>>>

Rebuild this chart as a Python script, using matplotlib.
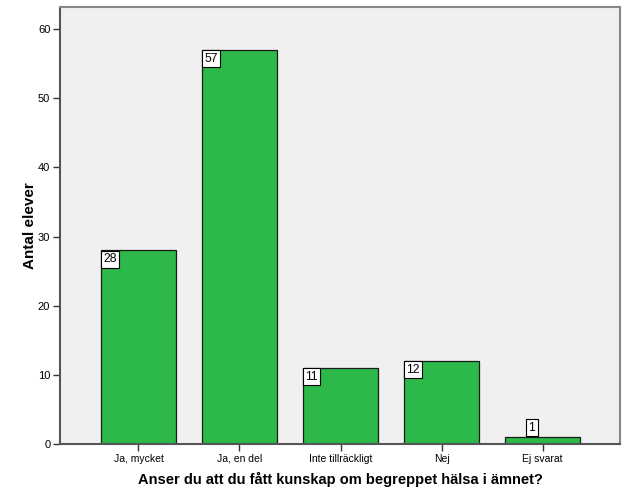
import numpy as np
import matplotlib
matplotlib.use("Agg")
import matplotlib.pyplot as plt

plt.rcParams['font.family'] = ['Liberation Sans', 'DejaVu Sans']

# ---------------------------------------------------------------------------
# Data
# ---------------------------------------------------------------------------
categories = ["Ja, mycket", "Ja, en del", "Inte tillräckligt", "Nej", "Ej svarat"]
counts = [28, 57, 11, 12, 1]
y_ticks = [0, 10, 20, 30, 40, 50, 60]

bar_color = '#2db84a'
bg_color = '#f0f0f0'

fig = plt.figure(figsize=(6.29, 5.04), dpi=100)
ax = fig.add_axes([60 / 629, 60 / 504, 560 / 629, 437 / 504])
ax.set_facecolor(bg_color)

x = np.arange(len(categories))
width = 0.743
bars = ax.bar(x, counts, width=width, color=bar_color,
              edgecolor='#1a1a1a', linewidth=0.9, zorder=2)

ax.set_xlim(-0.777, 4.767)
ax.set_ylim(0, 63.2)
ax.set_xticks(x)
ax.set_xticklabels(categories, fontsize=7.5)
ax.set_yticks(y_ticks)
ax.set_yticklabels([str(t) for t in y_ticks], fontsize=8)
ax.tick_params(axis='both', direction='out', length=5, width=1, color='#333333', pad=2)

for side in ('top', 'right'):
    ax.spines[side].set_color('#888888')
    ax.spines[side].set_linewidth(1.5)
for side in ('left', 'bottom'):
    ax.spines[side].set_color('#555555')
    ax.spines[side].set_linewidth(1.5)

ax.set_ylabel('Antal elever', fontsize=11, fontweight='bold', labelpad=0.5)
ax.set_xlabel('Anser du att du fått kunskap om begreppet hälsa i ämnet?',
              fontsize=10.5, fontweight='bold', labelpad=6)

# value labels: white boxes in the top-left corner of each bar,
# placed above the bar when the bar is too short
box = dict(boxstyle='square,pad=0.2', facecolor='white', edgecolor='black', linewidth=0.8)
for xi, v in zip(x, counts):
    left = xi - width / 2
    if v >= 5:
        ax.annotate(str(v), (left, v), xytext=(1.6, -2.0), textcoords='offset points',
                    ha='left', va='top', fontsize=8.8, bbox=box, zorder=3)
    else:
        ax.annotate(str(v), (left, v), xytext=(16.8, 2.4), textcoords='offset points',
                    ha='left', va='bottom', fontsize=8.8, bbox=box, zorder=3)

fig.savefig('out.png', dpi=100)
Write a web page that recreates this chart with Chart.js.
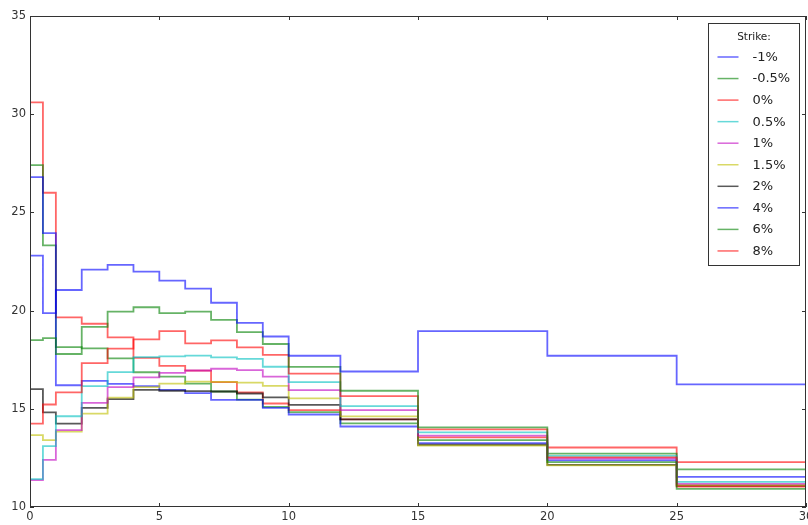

<<<

WORK TO COMPLETE — Every line from the start of the listing above through the line with "bg_color = '#f0f0f0'" should be repeated exactly; skip the pictures and add nothing else.

PROBLEM SOLUTION —
Rebuild this chart as a Python script, using matplotlib.
import numpy as np
import matplotlib
matplotlib.use("Agg")
import matplotlib.pyplot as plt

plt.rcParams['font.family'] = ['Liberation Sans', 'DejaVu Sans']

# ---------------------------------------------------------------------------
# Data
# ---------------------------------------------------------------------------
categories = ["Ja, mycket", "Ja, en del", "Inte tillräckligt", "Nej", "Ej svarat"]
counts = [28, 57, 11, 12, 1]
y_ticks = [0, 10, 20, 30, 40, 50, 60]

bar_color = '#2db84a'
bg_color = '#f0f0f0'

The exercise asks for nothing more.